With 116 brief meditations attempting to inspire the reader to flee abstractions and over-thinking and to free themselves to live in the moment and take action, naturally some of meditations were interesting and helpful and others were quite trite. Heavy with quotes about action from literary and historical figures - which are some of the best parts - this book will likely motivate you or at least fan the flame of taking some leap to pursue an action for which you have previously been unable to get off the ground.
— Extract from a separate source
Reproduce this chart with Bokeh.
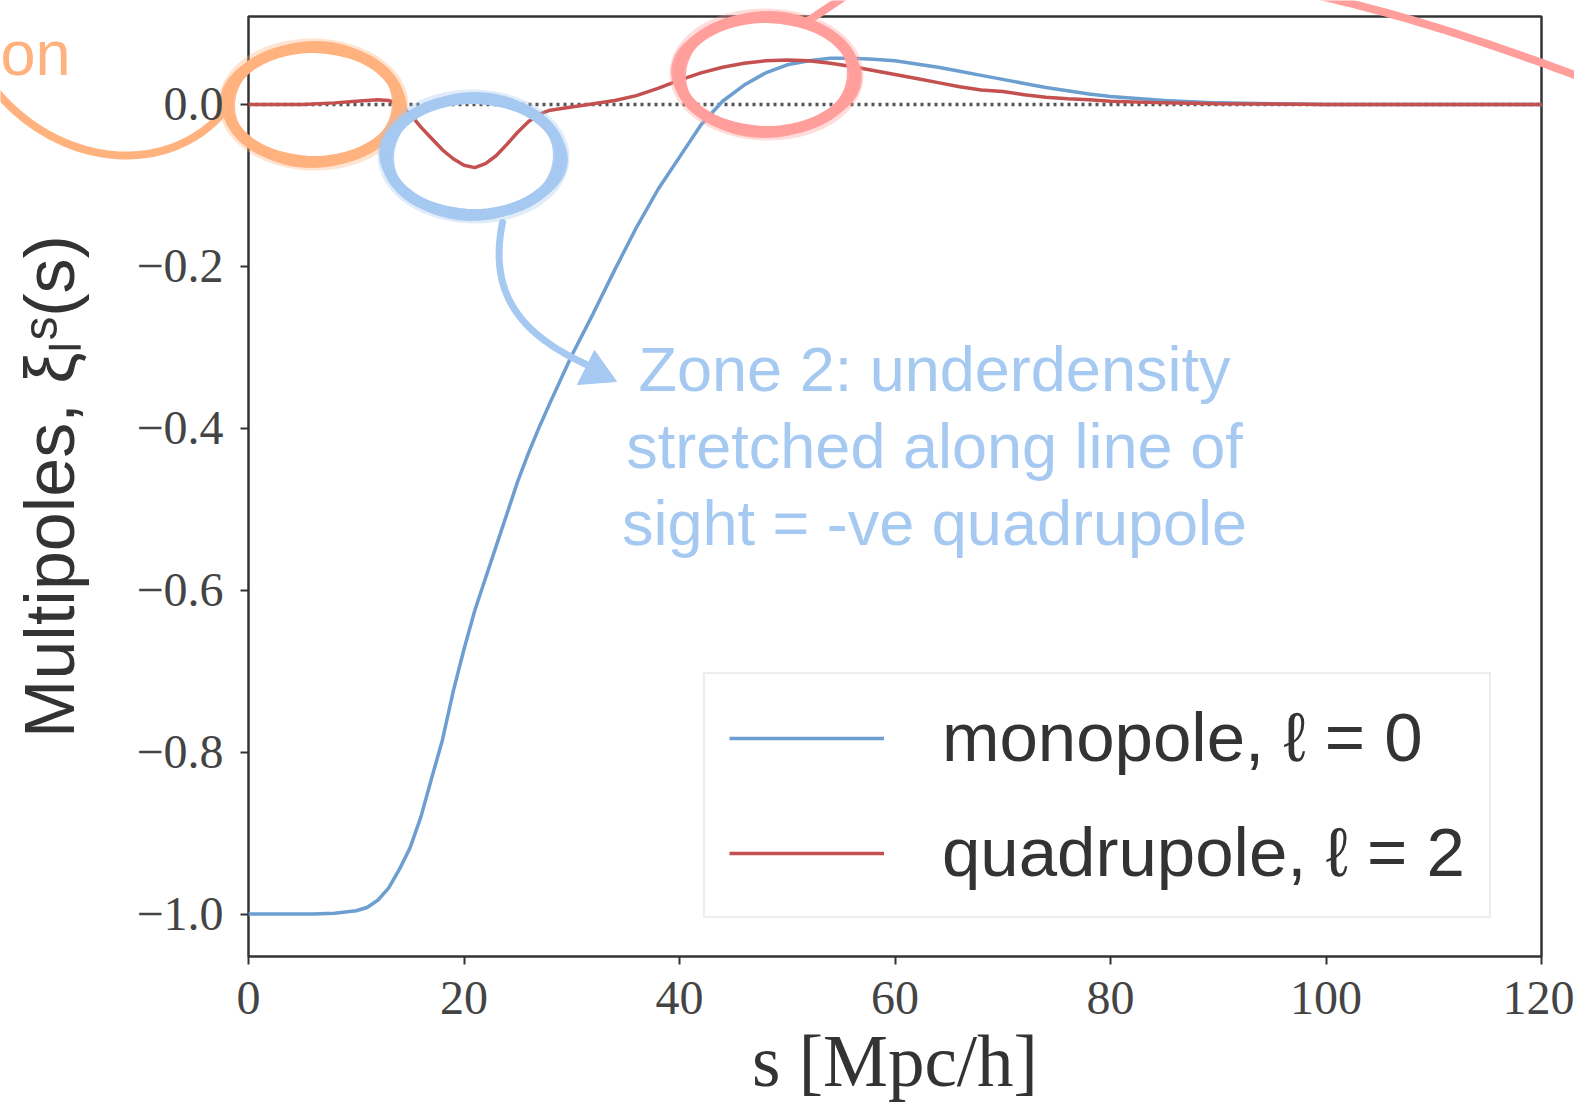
import numpy as np
from bokeh.plotting import figure
from bokeh.models import (Range1d, FixedTicker, CustomJSTickFormatter, Legend, LegendItem, Label)
from bokeh.embed import file_html
from bokeh.resources import INLINE

# ---------------- data ----------------
s_mono = [0, 2, 4, 6, 8, 10, 11, 12, 13, 14, 15, 16, 17, 18, 19, 20, 21, 22, 23, 24, 25, 26, 27, 28,
          30, 32, 34, 36, 38, 40, 42, 44, 46, 48, 50, 52, 54, 56, 58, 60, 62, 64, 66, 68, 70,
          72, 74, 76, 78, 80, 85, 90, 95, 100, 110, 120]
xi_mono = [-1.0, -1.0, -1.0, -1.0, -0.999, -0.996, -0.992, -0.983, -0.968, -0.945, -0.918, -0.88,
           -0.832, -0.785, -0.725, -0.673, -0.625, -0.585, -0.545, -0.505, -0.465, -0.43, -0.398,
           -0.368, -0.31, -0.258, -0.204, -0.152, -0.105, -0.065, -0.025, 0.004, 0.024, 0.039,
           0.049, 0.054, 0.057, 0.057, 0.056, 0.054, 0.050, 0.046, 0.041, 0.036, 0.031, 0.026,
           0.021, 0.017, 0.013, 0.010, 0.005, 0.002, 0.001, 0.0, 0.0, 0.0]

s_quad = [0, 5, 8, 10, 12, 13, 14, 15, 16, 17, 18, 19, 20, 21, 22, 23, 24, 25, 26, 27, 28, 30,
          32, 34, 36, 38, 40, 42, 44, 46, 48, 50, 52, 54, 56, 58, 60, 62, 64, 66, 68, 70, 72,
          74, 76, 78, 80, 85, 90, 100, 110, 120]
xi_quad = [0.0, 0.0, 0.002, 0.004, 0.006, 0.005, 0.0, -0.012, -0.028, -0.042, -0.056, -0.067,
           -0.075, -0.078, -0.073, -0.063, -0.049, -0.034, -0.021, -0.012, -0.007, -0.003,
           0.001, 0.005, 0.011, 0.020, 0.030, 0.039, 0.046, 0.051, 0.054, 0.055, 0.054, 0.051,
           0.047, 0.042, 0.037, 0.032, 0.027, 0.022, 0.018, 0.016, 0.012, 0.009, 0.007, 0.006,
           0.004, 0.002, 0.001, 0.0, 0.0, 0.0]

x_ticks = [0, 20, 40, 60, 80, 100, 120]
y_ticks = [-1.0, -0.8, -0.6, -0.4, -0.2, 0.0]
legend_labels = ["monopole, \u2113 = 0", "quadrupole, \u2113 = 2"]
x_label = "s [Mpc/h]"
y_label = "Multipoles, \u03be\u2097\u02e2(s)"
zone_text = ["Zone 2: underdensity", "stretched along line of", "sight = -ve quadrupole"]
side_text = "on"

# ---------------- layout ----------------
W, H = 1574, 1104
FL, FR, FT, FB = 248, 1541, 16, 956          # pixel box of the axes (spines)
XR = (0.0, 120.0)
YR = (-1.0525, 0.1087)

BLUE = "#6c9ecf"
RED = "#c45050"
ORANGE = "#ffb17e"
LBLUE = "#a5c9f1"
PINK = "#ff9e9b"
AX = "#333333"


def px2x(px):
    return XR[0] + (px - FL) / (FR - FL) * (XR[1] - XR[0])


def py2y(py):
    return YR[1] - (py - FT) / (FB - FT) * (YR[1] - YR[0])


# the drawing area covers the whole page so the hand-drawn notes may leave the axes box
p = figure(width=W, height=H, output_backend="svg", toolbar_location=None,
           x_range=Range1d(px2x(0), px2x(W)), y_range=Range1d(py2y(H), py2y(0)),
           min_border=0, min_border_left=0, min_border_right=0,
           min_border_top=0, min_border_bottom=0,
           background_fill_color="white", border_fill_color="white")
p.outline_line_color = None
p.xgrid.visible = False
p.ygrid.visible = False

xa, ya = p.xaxis[0], p.yaxis[0]
xa.fixed_location = YR[0]
ya.fixed_location = XR[0]
xa.bounds = XR
ya.bounds = YR
for ax in (xa, ya):
    ax.axis_line_color = None
    ax.major_tick_line_color = AX
    ax.major_tick_line_width = 2
    ax.major_tick_in = 0
    ax.major_tick_out = 8
    ax.minor_tick_line_color = None
    ax.major_label_text_font = "Liberation Serif"
    ax.major_label_text_font_size = "48px"
    ax.major_label_text_color = "#444444"
    ax.axis_label_text_font_style = "normal"
    ax.axis_label_text_color = "#333333"

xa.ticker = FixedTicker(ticks=x_ticks)
ya.ticker = FixedTicker(ticks=y_ticks)
xa.formatter = CustomJSTickFormatter(code="return tick.toFixed(0);")
ya.formatter = CustomJSTickFormatter(
    code="return (tick < 0 ? '\\u2212' : '') + Math.abs(tick).toFixed(1);")
xa.major_label_standoff = 17
ya.major_label_standoff = 17

xa.axis_label = x_label
xa.axis_label_text_font = "Liberation Serif"
xa.axis_label_text_font_size = "73px"
xa.axis_label_standoff = 4
ya.axis_label = y_label
ya.axis_label_text_font = "Liberation Sans"
ya.axis_label_text_font_size = "70px"
ya.axis_label_standoff = 44

# axes box (spines)
p.quad(left=[XR[0]], right=[XR[1]], bottom=[YR[0]], top=[YR[1]],
       fill_color=None, line_color=AX, line_width=2.5)
# zero reference line
p.line(list(XR), [0, 0], line_color="#555555", line_width=3.5, line_dash="3 4")

r_mono = p.line(s_mono, xi_mono, line_color=BLUE, line_width=3.5)
r_quad = p.line(s_quad, xi_quad, line_color=RED, line_width=3.5)

legend = Legend(items=[LegendItem(label=legend_labels[0], renderers=[r_mono]),
                       LegendItem(label=legend_labels[1], renderers=[r_quad])],
                location=(703, H - 918), margin=0, padding=24, spacing=36,
                glyph_width=155, glyph_height=70, label_height=70, label_standoff=58,
                label_text_font="Liberation Sans", label_text_font_size="69px",
                label_text_color="#333333",
                border_line_color="#dcdcdc", border_line_width=2,
                background_fill_color="white", background_fill_alpha=0.85)
p.add_layout(legend)


# ---------------- hand-drawn annotations (pixel geometry -> data) ----------------
def ellipse_px(cx, cy, rx, ry, rot=0.0, n=90):
    t = np.linspace(0, 2 * np.pi, n + 1)
    c, s = np.cos(rot), np.sin(rot)
    x = rx * np.cos(t)
    y = ry * np.sin(t)
    return list(cx + c * x - s * y), list(cy + s * x + c * y)


def bezier_px(p0, p1, p2, p3, n=50):
    t = np.linspace(0, 1, n)
    pts = [np.array(q, dtype=float) for q in (p0, p1, p2, p3)]
    b = ((1 - t) ** 3)[:, None] * pts[0] + (3 * (1 - t) ** 2 * t)[:, None] * pts[1] \
        + (3 * (1 - t) * t ** 2)[:, None] * pts[2] + (t ** 3)[:, None] * pts[3]
    return list(b[:, 0]), list(b[:, 1])


def add_path(xs, ys, color, lw, alpha=1.0):
    p.line([px2x(v) for v in xs], [py2y(v) for v in ys], line_color=color,
           line_width=lw, line_alpha=alpha, line_join="round", line_cap="round")


def add_ring(cx, cy, rx, ry, color, rot=0.0):
    for drx, dry, drot, lw, a in ((0, 0, 0, 11, 1.0), (5, -3, 0.05, 5, 0.9),
                                  (-5, 4, -0.04, 5, 0.9), (2, 2, 0.02, 14, 0.35)):
        xs, ys = ellipse_px(cx, cy, rx + drx, ry + dry, rot + drot)
        add_path(xs, ys, color, lw, a)


# orange zone (left)
add_ring(313, 104, 86, 57, ORANGE)
ox, oy = bezier_px((-5, 90), (60, 168), (170, 178), (226, 108))
add_path(ox, oy, ORANGE, 8)
p.add_layout(Label(x=px2x(0), y=py2y(52), text=side_text, text_align="left",
                   text_baseline="alphabetic", text_font="Liberation Sans",
                   text_font_size="63px", text_color=ORANGE))

# blue zone with arrow + text
add_ring(473, 156, 87, 58, LBLUE)
bx, by = bezier_px((502, 222), (486, 300), (528, 338), (590, 366))
add_path(bx, by, LBLUE, 7)
head = [(577, 384), (594, 350), (616, 381)]
p.patch([px2x(a) for a, b in head], [py2y(b) for a, b in head],
        fill_color=LBLUE, line_color=LBLUE, line_width=1)
for i, line in enumerate(zone_text):
    p.add_layout(Label(x=px2x(934), y=py2y(368 + 77 * i), text=line, text_align="center",
                       text_baseline="alphabetic", text_font="Liberation Sans",
                       text_font_size="63px", text_color=LBLUE))

# pink zone (top)
add_ring(766, 74, 88, 57, PINK)
kx, ky = bezier_px((808, 20), (820, 12), (834, 3), (850, -8))
add_path(kx, ky, PINK, 8)
qx, qy = bezier_px((1295, -10), (1395, 12), (1472, 36), (1600, 84))
add_path(qx, qy, PINK, 8)

open("out.html", "w").write(file_html(p, INLINE))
My philosophy of life differs from Kyle Eschenroeder's, so I have some fundamental objections to much of his advice. Drawing from Marcus Aurelius, Nietzsche, eastern religions, Nassim Taleb, and a range of other sources (while somewhat contradictorily despising reading and thinking), Kyle seems to encourage a life that whirls and bounces between a life of doing - doing anything - that ultimately must never be satisfied. Ultimately even, never at rest. Without some philosophical base beyond oneself, with all the focus on oneself, I am afraid you will be disappointed still at the end of life, no matter how much action you took, no matter how many adventures, no matter how many successes, no matter how many things learned for your own self-improvement for failures.
Encouraging focusing on oneself and rejecting the power, wisdom, and aid from outside yourself that can come from reading, religion, rest, contentment, thankfulness, and fellowship is a particular weak point of this book's advice.